URC's additional evidence is either inadmissible (the unverified organizational chart) or bolsters the conclusion that the facts necessary to decide the bulk of this case are disputed (Catsimatidis Affidavit). A jury should be given the opportunity to assess the credibility of plaintiff's and defendants' witnesses, and to decide whether URC is the employer of Squicciarini, Moskowitz and/or Gildea, individuals whose duties involved inspection of the Baler prior to the accident.
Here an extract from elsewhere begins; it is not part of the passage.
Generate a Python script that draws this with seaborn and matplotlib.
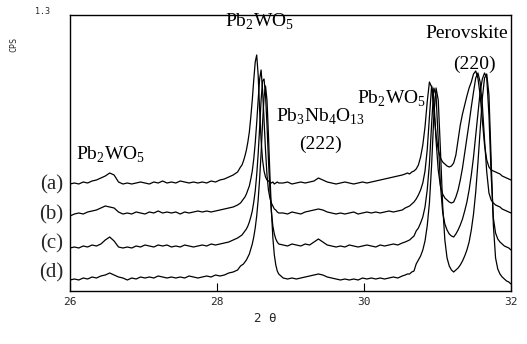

Accordingly, it is
ORDERED that defendant United Refining Company's motion for summary judgment as to the First Cause of Action in Index No. 102190-2006 is denied; and it is further
ORDERED that defendant United Refining Company's motion for summary judgment as to the Second and Third Causes of Action in Index No. 102190-2006 is granted; and it is further
ORDERED that the Second and Third Causes of Action in Index No. 102190-2006 shall continue against defendants Jack Squicciarini, Red Apple Company, Red Apple Inc., Gristede's Operating Corp., Namdor as the Successor in Interest of Gristede's Operating Corp., Gristede's Bros., Inc., Sloan's Supermarket, Inc., Steven Moskowitz, and John Gildea; and it is further
ORDERED that the Clerk shall enter judgment accordingly.